> _Problem description_: Print exactly the lines that run from the line containing "Write the TikZ code for this diagram." to the line containing "(path picture bounding", both included, and nothing else; pictures stay out.

> _Supplied information_:
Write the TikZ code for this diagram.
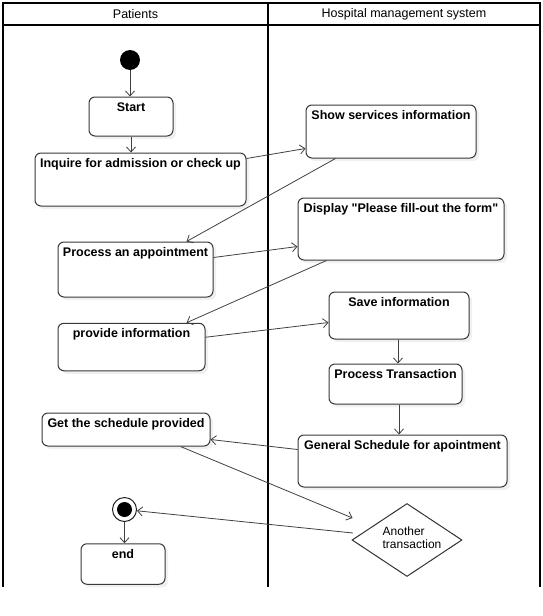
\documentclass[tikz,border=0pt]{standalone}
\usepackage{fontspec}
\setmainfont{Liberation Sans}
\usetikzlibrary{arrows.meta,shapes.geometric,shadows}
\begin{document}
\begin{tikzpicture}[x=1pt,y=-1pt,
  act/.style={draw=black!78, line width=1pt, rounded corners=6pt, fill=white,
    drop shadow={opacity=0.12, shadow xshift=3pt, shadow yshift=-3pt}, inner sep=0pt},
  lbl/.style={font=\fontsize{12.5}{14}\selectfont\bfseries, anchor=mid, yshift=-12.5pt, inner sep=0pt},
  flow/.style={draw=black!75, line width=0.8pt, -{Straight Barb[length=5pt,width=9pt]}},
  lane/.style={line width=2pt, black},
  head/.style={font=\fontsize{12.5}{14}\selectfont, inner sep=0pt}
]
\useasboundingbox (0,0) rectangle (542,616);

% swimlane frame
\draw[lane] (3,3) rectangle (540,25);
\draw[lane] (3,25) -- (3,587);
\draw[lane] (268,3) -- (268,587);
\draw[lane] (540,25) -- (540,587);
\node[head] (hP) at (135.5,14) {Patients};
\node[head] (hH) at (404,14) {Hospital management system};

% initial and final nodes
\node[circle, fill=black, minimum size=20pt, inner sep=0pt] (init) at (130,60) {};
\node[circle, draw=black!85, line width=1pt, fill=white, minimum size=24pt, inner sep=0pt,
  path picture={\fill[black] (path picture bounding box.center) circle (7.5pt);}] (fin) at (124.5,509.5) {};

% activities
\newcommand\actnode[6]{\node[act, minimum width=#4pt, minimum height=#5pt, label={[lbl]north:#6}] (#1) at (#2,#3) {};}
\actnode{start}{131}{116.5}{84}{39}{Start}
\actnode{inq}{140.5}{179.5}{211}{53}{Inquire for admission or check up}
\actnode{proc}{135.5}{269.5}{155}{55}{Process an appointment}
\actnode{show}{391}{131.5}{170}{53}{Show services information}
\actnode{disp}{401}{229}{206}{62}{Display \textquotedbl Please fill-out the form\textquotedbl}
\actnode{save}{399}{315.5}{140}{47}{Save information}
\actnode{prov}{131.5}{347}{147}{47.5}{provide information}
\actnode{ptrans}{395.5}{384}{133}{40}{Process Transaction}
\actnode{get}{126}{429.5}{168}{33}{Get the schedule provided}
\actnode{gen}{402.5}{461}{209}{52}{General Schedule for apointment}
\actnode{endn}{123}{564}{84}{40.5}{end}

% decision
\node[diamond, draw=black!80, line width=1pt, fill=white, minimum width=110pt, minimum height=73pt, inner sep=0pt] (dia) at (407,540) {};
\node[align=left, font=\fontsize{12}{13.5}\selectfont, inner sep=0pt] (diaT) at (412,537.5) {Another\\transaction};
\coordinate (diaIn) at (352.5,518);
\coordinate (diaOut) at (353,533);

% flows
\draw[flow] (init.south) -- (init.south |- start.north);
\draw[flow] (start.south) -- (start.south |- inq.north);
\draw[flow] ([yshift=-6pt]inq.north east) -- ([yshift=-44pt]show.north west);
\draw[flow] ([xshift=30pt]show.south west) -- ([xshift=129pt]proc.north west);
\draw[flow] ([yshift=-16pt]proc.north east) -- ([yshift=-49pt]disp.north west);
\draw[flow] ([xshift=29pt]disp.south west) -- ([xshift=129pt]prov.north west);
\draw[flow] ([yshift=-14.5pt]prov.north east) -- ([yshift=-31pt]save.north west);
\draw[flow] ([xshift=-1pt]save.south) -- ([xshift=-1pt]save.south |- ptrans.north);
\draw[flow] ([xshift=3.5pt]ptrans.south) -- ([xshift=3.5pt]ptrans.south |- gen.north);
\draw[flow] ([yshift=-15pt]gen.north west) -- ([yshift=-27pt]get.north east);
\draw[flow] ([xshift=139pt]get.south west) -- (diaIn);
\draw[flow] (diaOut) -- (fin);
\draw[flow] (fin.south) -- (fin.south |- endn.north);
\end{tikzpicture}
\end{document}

--

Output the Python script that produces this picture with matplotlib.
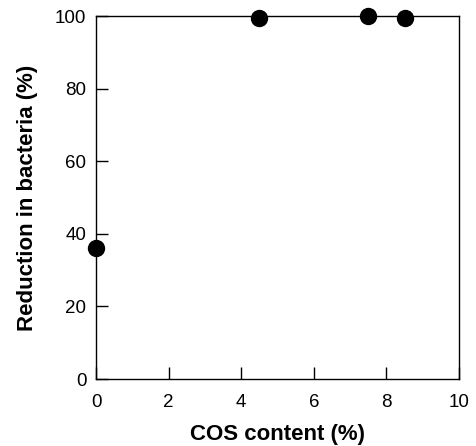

> _Expected answer_:
Write the TikZ code for this diagram.
\documentclass[tikz,border=0pt]{standalone}
\usepackage{fontspec}
\setmainfont{Liberation Sans}
\usetikzlibrary{arrows.meta,shapes.geometric,shadows}
\begin{document}
\begin{tikzpicture}[x=1pt,y=-1pt,
  act/.style={draw=black!78, line width=1pt, rounded corners=6pt, fill=white,
    drop shadow={opacity=0.12, shadow xshift=3pt, shadow yshift=-3pt}, inner sep=0pt},
  lbl/.style={font=\fontsize{12.5}{14}\selectfont\bfseries, anchor=mid, yshift=-12.5pt, inner sep=0pt},
  flow/.style={draw=black!75, line width=0.8pt, -{Straight Barb[length=5pt,width=9pt]}},
  lane/.style={line width=2pt, black},
  head/.style={font=\fontsize{12.5}{14}\selectfont, inner sep=0pt}
]
\useasboundingbox (0,0) rectangle (542,616);

% swimlane frame
\draw[lane] (3,3) rectangle (540,25);
\draw[lane] (3,25) -- (3,587);
\draw[lane] (268,3) -- (268,587);
\draw[lane] (540,25) -- (540,587);
\node[head] (hP) at (135.5,14) {Patients};
\node[head] (hH) at (404,14) {Hospital management system};

% initial and final nodes
\node[circle, fill=black, minimum size=20pt, inner sep=0pt] (init) at (130,60) {};
\node[circle, draw=black!85, line width=1pt, fill=white, minimum size=24pt, inner sep=0pt,
  path picture={\fill[black] (path picture bounding box.center) circle (7.5pt);}] (fin) at (124.5,509.5) {};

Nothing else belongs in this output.